The Standards Organisation of Nigeria (SON) says it has mapped out plans to get rid of quacks involved in management system practice in the country.
Its Director-General, Malam Farouk Salim, made this known on Thursday at a one-day stakeholders’ engagement for the National Register for Conformity Assessment Practitioners (NRCAP) in Lagos.
Salim said the move would put an end to unscrupulous individuals who shortchanged companies and individuals.
According to him, the quacks lacked the required competency to operate in the management system space.
Salim said that conformity assessment practice was central to the sustenance of commercial success and continuity in all sectors.
He said that management system practitioners were vital toward ensuring that practices carried out by the industries “are in alignment with the international best practice in terms of the expectations of existing conformity assessment standards”.
“It is in view of the importance of the authenticity and traceability of products and services to meet the requirements of relevant Nigerian Industrial Standards and other approved specifications.
“SON seeks to pursue the implementation of Part II, Section 4(d) and Part III, Section 5 of the SON Act No.14 of 2015.
“Via the operation of the NRCAP scheme, in order to establish a directory of verified and registered Conformity Assessment Practitioners in Nigeria for all laboratories, management system consultants, Training Service Providers, Certification bodies, inspection bodies, inspectors, auditors and assessors.”
He said that lack of regulation of the activities of the practitioners over the years had negatively impacted the industry and country significantly.
Salim listed other impacts including: “poor protection of genuine practitioners, unhealthy competition, poor visibility and recognition of genuine and competent practitioners capable of attracting patronage.
“Others are poor value for money for unsuspecting customers patronising quacks who deliver poor services.”
He also said that the lack of an official register of competent practitioners to aid national planning and coordination of economic activities that border on standardisation and quality assurance was also a challenge to the growth of the economy.
“This engagement is guided by the strategic collaboration/partnership that SON shares with various organisations over time, especially with the SON Management Systems Certification and Training Services Departments with which you interface through your customers, of which you are expected to bring to bear, your wealth of experience to this national call,” he said.
The SON director-general said that the registration processes, including approved guidelines, expectations of benchmarking Conformity Assessment standards and interests while developing the documents, were taken into consideration to ensure that the impartiality of the process was assured.
He said that adequate training was given to the practitioners to boost their service delivery.
Earlier, Bode Oke, the First President, Society for Management System Practitioners of Nigeria, said the group would join hands with SON to stem quackery in the system to ensure that consumers get value for the money they spent.
Oke said: “We are here to gain more knowledge and to join SON in the registration of all management system practitioners.
“We are going to partner with SON to ensure that the exercise is successful because we have a lot of companies practicing management systems that are not trained and competent.
“We are working together with SON to ensure that we remove all those incompetent people from the system.
“So that whenever a client approaches practitioners for registration, the client will know that he will not be shortchanged and get value for the money spent,” he said.

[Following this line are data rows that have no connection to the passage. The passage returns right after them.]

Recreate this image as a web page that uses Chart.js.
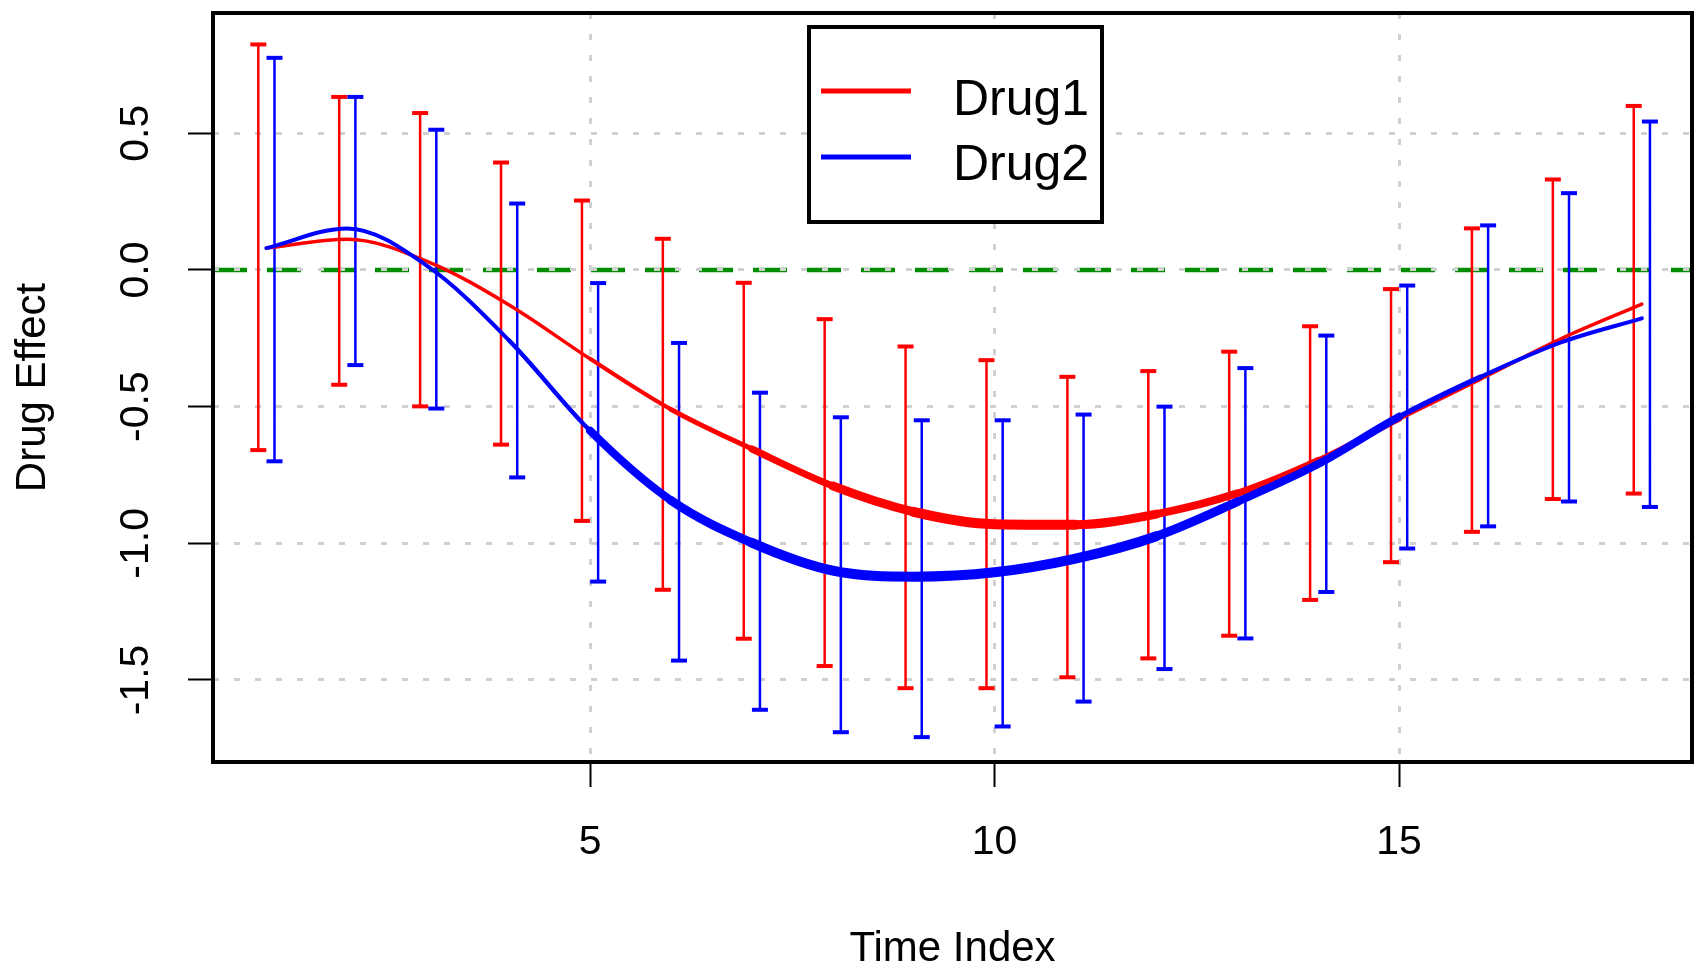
<!DOCTYPE html>
<html lang="en">
  <head>
    <meta charset="UTF-8" />
    <title>Drug Effect over Time</title>
    <script src="https://cdn.jsdelivr.net/npm/chart.js@4.4.1/dist/chart.umd.min.js"></script>
    <style>
      body {
        margin: 0;
        background-color: #ffffff;
      }
      .chart-container {
        width: 1695px;
        height: 970px;
      }
    </style>
  </head>
  <body>
    <div class="chart-container">
      <canvas id="effectChart" width="1695" height="970"></canvas>
    </div>

    <script>
      // Time points and fitted effect per drug
      const timeIndex = [1, 2, 3, 4, 5, 6, 7, 8, 9, 10, 11, 12, 13, 14, 15, 16, 17, 18];
      const drug1Effect = [0.08, 0.112, 0.03, -0.128, -0.325, -0.51, -0.655, -0.79, -0.885, -0.93, -0.932, -0.893, -0.817, -0.697, -0.545, -0.4, -0.252, -0.125];
      const drug2Effect = [0.08, 0.152, 0.012, -0.258, -0.588, -0.843, -0.998, -1.1, -1.122, -1.106, -1.056, -0.974, -0.848, -0.71, -0.537, -0.392, -0.265, -0.177];

      // Interval bounds
      const drug1Upper = [0.825, 0.633, 0.574, 0.393, 0.254, 0.114, -0.047, -0.18, -0.28, -0.33, -0.391, -0.37, -0.299, -0.206, -0.07, 0.152, 0.331, 0.6];
      const drug1Lower = [-0.659, -0.42, -0.499, -0.639, -0.918, -1.17, -1.349, -1.449, -1.53, -1.53, -1.49, -1.421, -1.338, -1.207, -1.069, -0.958, -0.838, -0.818];
      const drug2Upper = [0.776, 0.633, 0.513, 0.243, -0.048, -0.267, -0.449, -0.539, -0.55, -0.55, -0.529, -0.5, -0.359, -0.24, -0.057, 0.163, 0.281, 0.543];
      const drug2Lower = [-0.7, -0.348, -0.507, -0.759, -1.14, -1.429, -1.609, -1.691, -1.709, -1.67, -1.579, -1.46, -1.348, -1.178, -1.019, -0.938, -0.847, -0.867];

      // Axis ticks
      const xTickValues = [5, 10, 15];
      const xTickLabels = ["5", "10", "15"];
      const yTickValues = [-1.5, -1.0, -0.5, 0.0, 0.5];
      const yTickLabels = ["-1.5", "-1.0", "-0.5", "0.0", "0.5"];

      const seriesNames = ["Drug1", "Drug2"];
      const referenceLevel = 0;

      // styling
      const FONT = "'Liberation Sans', Arial, sans-serif";
      const RED = "#ff0000";
      const BLUE = "#0000ff";
      const BAR_SHIFT = 0.1; // bars sit either side of the time point
      const drug1LineWidths = [3.5, 3.5, 3.5, 3.5, 4, 5, 7, 9, 10, 10, 9, 8, 7, 6, 4, 3.5, 3.5];
      const drug2LineWidths = [4, 4, 4, 4.5, 8, 9, 10, 10, 10, 10, 10, 9, 8, 8, 5, 4, 4];

      function errorBarPoints(lower, upper, shift) {
        const pts = [];
        timeIndex.forEach((t, i) => {
          pts.push({ x: t + shift, y: lower[i] });
          pts.push({ x: t + shift, y: upper[i] });
          pts.push({ x: t + shift, y: null }); // break between bars
        });
        return pts;
      }

      function curvePoints(values) {
        return timeIndex.map((t, i) => ({ x: t, y: values[i] }));
      }

      // zero line, plot box, rotated y labels and legend
      const plotDecor = {
        id: "plotDecor",
        beforeDraw(chart) {
          const { ctx, chartArea: ca, scales } = chart;
          const y0 = scales.y.getPixelForValue(referenceLevel);
          ctx.save();
          ctx.strokeStyle = "#008b00";
          ctx.lineWidth = 4.5;
          ctx.setLineDash([34, 20]);
          ctx.beginPath();
          ctx.moveTo(ca.left, y0);
          ctx.lineTo(ca.right, y0);
          ctx.stroke();
          ctx.restore();
        },
        afterDraw(chart) {
          const { ctx, chartArea: ca, scales } = chart;
          ctx.save();

          // box
          ctx.strokeStyle = "#000";
          ctx.lineWidth = 4;
          ctx.strokeRect(ca.left, ca.top, ca.right - ca.left, ca.bottom - ca.top);

          // y tick labels, parallel to the axis
          ctx.fillStyle = "#000";
          ctx.font = "41px " + FONT;
          ctx.textAlign = "center";
          ctx.textBaseline = "middle";
          yTickValues.forEach((v, i) => {
            const py = scales.y.getPixelForValue(v);
            ctx.save();
            ctx.translate(ca.left - 76, py);
            ctx.rotate(-Math.PI / 2);
            ctx.fillText(yTickLabels[i], 0, 0);
            ctx.restore();
          });

          // legend
          const boxW = 293;
          const boxH = 195;
          const left = (ca.left + ca.right) / 2 - boxW / 2 + 3;
          const top = ca.top + 14;
          ctx.fillStyle = "#fff";
          ctx.fillRect(left, top, boxW, boxH);
          ctx.strokeRect(left, top, boxW, boxH);
          const colors = [RED, BLUE];
          const rows = [64, 130];
          const baselines = [88, 153];
          ctx.font = "50px " + FONT;
          ctx.textAlign = "left";
          ctx.textBaseline = "alphabetic";
          seriesNames.forEach((name, i) => {
            ctx.strokeStyle = colors[i];
            ctx.lineWidth = 5;
            ctx.beginPath();
            ctx.moveTo(left + 12, top + rows[i]);
            ctx.lineTo(left + 102, top + rows[i]);
            ctx.stroke();
            ctx.fillStyle = "#000";
            ctx.fillText(name, left + 144, top + baselines[i]);
          });
          ctx.restore();
        },
      };

      const ctx = document.getElementById("effectChart").getContext("2d");
      const chart = new Chart(ctx, {
        type: "line",
        data: {
          datasets: [
            {
              label: seriesNames[1],
              data: curvePoints(drug2Effect),
              borderColor: BLUE,
              pointRadius: 0,
              cubicInterpolationMode: "monotone",
              borderCapStyle: "round",
              borderJoinStyle: "round",
              segment: {
                borderWidth: (c) => drug2LineWidths[c.p0DataIndex],
              },
            },
            {
              label: seriesNames[0],
              data: curvePoints(drug1Effect),
              borderColor: RED,
              pointRadius: 0,
              cubicInterpolationMode: "monotone",
              borderCapStyle: "round",
              borderJoinStyle: "round",
              segment: {
                borderWidth: (c) => drug1LineWidths[c.p0DataIndex],
              },
            },
            {
              label: seriesNames[1] + " interval",
              data: errorBarPoints(drug2Lower, drug2Upper, BAR_SHIFT),
              borderColor: BLUE,
              borderWidth: 2.5,
              spanGaps: false,
              pointStyle: "line",
              pointRadius: 8,
              pointHoverRadius: 8,
              pointBorderWidth: 4,
              pointBorderColor: BLUE,
            },
            {
              label: seriesNames[0] + " interval",
              data: errorBarPoints(drug1Lower, drug1Upper, -BAR_SHIFT),
              borderColor: RED,
              borderWidth: 2.5,
              spanGaps: false,
              pointStyle: "line",
              pointRadius: 8,
              pointHoverRadius: 8,
              pointBorderWidth: 4,
              pointBorderColor: RED,
            },
          ],
        },
        options: {
          responsive: false,
          animation: false,
          events: [],
          layout: {
            autoPadding: false,
            padding: { top: 13, right: 3, left: 0, bottom: 0 },
          },
          plugins: {
            legend: { display: false },
            tooltip: { enabled: false },
          },
          scales: {
            x: {
              type: "linear",
              position: "bottom",
              min: 0.34,
              max: 18.62,
              afterBuildTicks: (scale) => {
                scale.ticks = xTickValues.map((v) => ({ value: v }));
              },
              afterFit: (scale) => {
                scale.height = 208;
              },
              ticks: {
                color: "#000",
                padding: 35,
                font: { family: FONT, size: 41, lineHeight: 1 },
                maxRotation: 0,
                callback: (value) => xTickLabels[xTickValues.indexOf(value)],
              },
              grid: {
                color: "#d0d0d0",
                lineWidth: 3,
                tickColor: "#000",
                tickWidth: 2,
                tickLength: 25,
                tickBorderDash: [],
              },
              border: { display: false, dash: [6, 15] },
              title: {
                display: true,
                text: "Time Index",
                color: "#000",
                font: { family: FONT, size: 42, lineHeight: 1 },
                padding: { top: 0, bottom: 0 },
              },
            },
            y: {
              type: "linear",
              position: "left",
              min: -1.8,
              max: 0.94,
              afterBuildTicks: (scale) => {
                scale.ticks = yTickValues.map((v) => ({ value: v }));
              },
              afterFit: (scale) => {
                scale.width = 213;
              },
              ticks: { display: false },
              grid: {
                color: "#d0d0d0",
                lineWidth: 3,
                tickColor: "#000",
                tickWidth: 2,
                tickLength: 25,
                tickBorderDash: [],
              },
              border: { display: false, dash: [6, 15] },
              title: {
                display: true,
                text: "Drug Effect",
                color: "#000",
                font: { family: FONT, size: 42, lineHeight: 1 },
                padding: { top: 12, bottom: 0 },
              },
            },
          },
        },
        plugins: [plotDecor],
      });
    </script>
  </body>
</html>
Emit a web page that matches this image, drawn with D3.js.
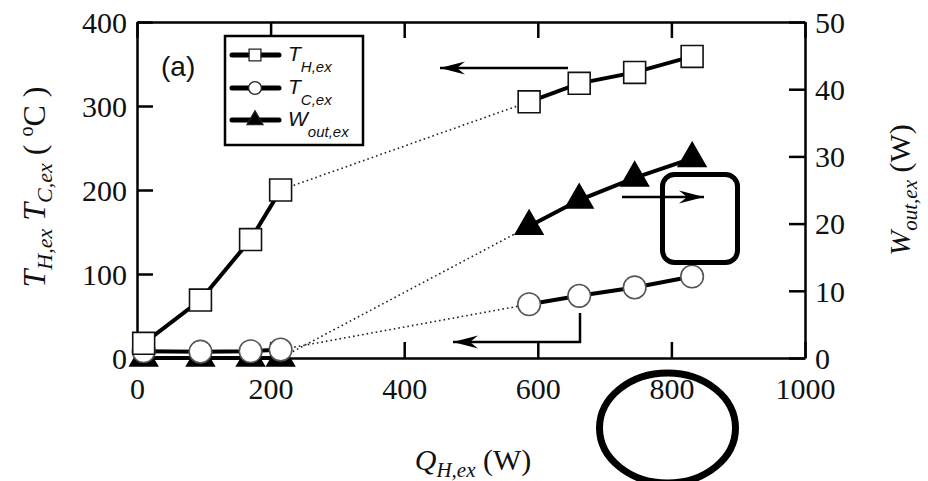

Oke said that the roles of system practitioners were vital in business growth and development.
He stressed that the system practitioners were responsible for taking companies through quality management systems certification, environmental management system certification, occupational health and safety certification and food management system certification.
“The International Organisation for Standardisation (ISO) has established standards for all management systems.
“And, therefore, anyone that would lead companies to obtain these certifications must be competent.
“This is why SON is regulating all the auditors, consultants and even, the certification bodies, because we have some certification bodies coming from outside the country that are not competent, so competency is the key word here,” he said.
In her remarks, Patricia Solarin, a Consultant in the Quality Management System Practice, said that standardisation was germane for industrial development.
Solarin said: “There are so many briefcase-carrying consultants that are going around duping clients and most of these consultants did not even pass their audit test and examination.
“Without standardisation or regulations, it will be difficult to stop the quacks. A lot of companies are being shortchanged, because people taking them through certification do not really know much.
“So, SON is trying to register auditors and consultants, which is a welcome development to ensure that people get value for their hard money spent.”
She commended the leadership style of Salim for taking a bold step to tackle the challenges, urging government to support SON to achieve greater feats.